Identify all lines below that hold "React" and collect them.

Information provided ->

=======

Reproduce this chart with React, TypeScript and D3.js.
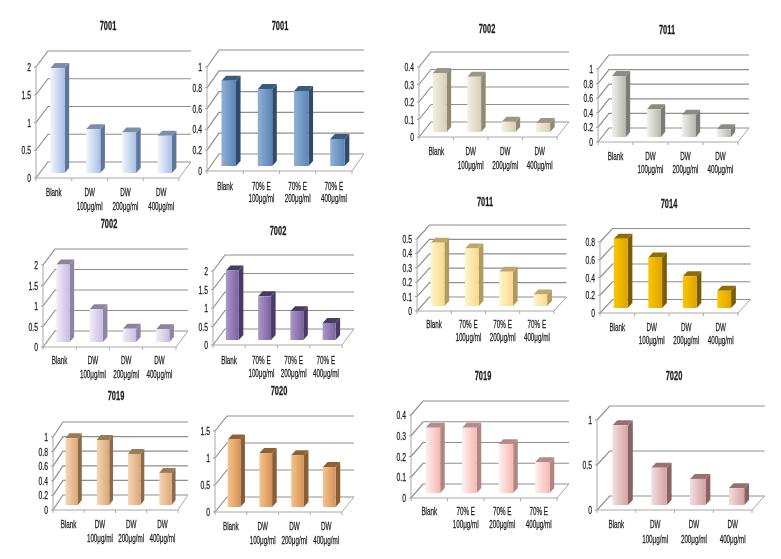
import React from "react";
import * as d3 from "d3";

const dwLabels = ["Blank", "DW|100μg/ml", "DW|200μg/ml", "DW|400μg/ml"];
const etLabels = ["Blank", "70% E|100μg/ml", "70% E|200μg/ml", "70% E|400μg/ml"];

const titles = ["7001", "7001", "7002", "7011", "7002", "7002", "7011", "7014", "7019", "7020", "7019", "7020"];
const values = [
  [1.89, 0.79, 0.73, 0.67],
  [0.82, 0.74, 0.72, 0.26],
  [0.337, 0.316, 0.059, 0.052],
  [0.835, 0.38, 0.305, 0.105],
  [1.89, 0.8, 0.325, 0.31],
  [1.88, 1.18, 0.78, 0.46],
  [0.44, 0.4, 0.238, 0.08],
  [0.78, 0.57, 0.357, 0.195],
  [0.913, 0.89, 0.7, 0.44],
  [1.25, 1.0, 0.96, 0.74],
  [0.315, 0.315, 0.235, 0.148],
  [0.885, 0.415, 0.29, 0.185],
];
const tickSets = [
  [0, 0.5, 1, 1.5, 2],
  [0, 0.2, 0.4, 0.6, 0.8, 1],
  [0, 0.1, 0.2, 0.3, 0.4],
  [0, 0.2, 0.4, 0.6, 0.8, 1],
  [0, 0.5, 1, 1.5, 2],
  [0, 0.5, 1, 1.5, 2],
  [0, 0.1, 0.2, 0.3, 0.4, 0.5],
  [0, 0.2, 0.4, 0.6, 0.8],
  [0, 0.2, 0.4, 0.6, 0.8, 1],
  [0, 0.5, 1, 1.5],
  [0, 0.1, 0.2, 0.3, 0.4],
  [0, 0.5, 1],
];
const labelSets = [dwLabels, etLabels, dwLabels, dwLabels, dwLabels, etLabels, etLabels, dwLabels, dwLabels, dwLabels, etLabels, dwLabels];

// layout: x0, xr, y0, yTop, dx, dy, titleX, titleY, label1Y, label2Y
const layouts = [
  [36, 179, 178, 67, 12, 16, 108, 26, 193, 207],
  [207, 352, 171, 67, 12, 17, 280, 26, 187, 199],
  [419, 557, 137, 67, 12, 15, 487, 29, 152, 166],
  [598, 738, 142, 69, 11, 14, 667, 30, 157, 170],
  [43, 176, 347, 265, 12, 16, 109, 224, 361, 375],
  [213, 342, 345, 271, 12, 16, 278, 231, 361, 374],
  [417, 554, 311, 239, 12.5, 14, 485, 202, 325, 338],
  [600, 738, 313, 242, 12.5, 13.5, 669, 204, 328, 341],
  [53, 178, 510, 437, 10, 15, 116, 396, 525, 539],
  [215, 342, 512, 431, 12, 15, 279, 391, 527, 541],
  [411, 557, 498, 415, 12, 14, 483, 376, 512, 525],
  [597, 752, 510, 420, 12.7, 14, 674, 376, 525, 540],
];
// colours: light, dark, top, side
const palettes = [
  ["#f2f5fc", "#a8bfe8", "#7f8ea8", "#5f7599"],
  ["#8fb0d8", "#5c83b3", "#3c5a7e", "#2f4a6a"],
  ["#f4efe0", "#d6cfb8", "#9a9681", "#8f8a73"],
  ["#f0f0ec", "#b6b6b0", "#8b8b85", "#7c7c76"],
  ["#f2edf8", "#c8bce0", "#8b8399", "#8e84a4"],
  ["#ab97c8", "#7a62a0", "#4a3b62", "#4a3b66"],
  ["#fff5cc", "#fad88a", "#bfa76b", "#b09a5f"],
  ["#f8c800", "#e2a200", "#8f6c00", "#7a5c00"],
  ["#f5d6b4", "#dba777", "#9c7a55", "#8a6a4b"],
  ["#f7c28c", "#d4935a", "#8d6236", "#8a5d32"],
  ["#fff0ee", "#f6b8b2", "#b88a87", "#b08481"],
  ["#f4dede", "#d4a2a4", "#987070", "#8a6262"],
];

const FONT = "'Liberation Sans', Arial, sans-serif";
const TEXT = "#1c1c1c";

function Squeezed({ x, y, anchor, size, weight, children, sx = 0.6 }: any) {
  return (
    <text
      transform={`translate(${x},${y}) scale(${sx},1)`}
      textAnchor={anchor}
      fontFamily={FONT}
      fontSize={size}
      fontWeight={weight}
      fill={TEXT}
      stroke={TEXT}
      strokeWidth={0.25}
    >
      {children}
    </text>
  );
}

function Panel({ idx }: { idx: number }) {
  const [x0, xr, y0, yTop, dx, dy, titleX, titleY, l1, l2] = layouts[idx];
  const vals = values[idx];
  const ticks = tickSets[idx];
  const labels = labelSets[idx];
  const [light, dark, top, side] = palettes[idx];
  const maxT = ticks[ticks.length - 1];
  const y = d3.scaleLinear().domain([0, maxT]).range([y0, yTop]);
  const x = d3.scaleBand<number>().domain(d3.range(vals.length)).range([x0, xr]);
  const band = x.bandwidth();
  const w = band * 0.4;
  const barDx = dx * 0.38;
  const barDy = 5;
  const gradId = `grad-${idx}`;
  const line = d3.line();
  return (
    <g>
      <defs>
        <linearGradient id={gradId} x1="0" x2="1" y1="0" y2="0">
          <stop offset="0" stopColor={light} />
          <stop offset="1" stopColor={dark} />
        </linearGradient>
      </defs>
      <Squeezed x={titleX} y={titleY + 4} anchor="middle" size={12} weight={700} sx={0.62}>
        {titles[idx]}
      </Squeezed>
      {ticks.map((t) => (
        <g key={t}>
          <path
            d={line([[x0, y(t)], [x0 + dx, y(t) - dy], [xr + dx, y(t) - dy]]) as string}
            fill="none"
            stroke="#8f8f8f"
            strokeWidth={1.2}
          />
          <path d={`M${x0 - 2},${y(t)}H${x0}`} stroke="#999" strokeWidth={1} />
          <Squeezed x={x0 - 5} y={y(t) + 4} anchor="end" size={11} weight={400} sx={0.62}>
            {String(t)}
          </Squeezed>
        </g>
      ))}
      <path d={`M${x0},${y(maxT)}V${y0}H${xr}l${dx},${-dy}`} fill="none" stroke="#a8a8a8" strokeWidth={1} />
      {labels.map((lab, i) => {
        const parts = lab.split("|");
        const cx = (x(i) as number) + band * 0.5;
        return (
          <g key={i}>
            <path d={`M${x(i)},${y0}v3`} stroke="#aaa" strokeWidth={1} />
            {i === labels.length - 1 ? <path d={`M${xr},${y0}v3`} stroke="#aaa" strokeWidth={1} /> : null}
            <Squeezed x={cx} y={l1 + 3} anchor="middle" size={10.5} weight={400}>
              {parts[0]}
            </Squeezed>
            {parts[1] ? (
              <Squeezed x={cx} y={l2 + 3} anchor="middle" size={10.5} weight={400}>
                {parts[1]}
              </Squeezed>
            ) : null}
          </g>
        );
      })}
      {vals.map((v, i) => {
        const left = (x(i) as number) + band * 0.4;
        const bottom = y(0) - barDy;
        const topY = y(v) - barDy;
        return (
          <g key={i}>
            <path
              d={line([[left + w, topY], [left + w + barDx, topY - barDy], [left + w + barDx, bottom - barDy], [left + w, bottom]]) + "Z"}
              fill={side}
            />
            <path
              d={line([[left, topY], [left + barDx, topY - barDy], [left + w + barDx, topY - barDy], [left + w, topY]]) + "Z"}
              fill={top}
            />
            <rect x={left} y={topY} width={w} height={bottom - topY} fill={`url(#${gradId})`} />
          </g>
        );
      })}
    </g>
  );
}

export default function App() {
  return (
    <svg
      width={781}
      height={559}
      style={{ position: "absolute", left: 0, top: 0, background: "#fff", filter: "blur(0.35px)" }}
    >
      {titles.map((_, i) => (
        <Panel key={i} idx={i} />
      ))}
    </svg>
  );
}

=======

Output for this exercise ->
Reproduce this chart with React, TypeScript and D3.js.
import React from "react";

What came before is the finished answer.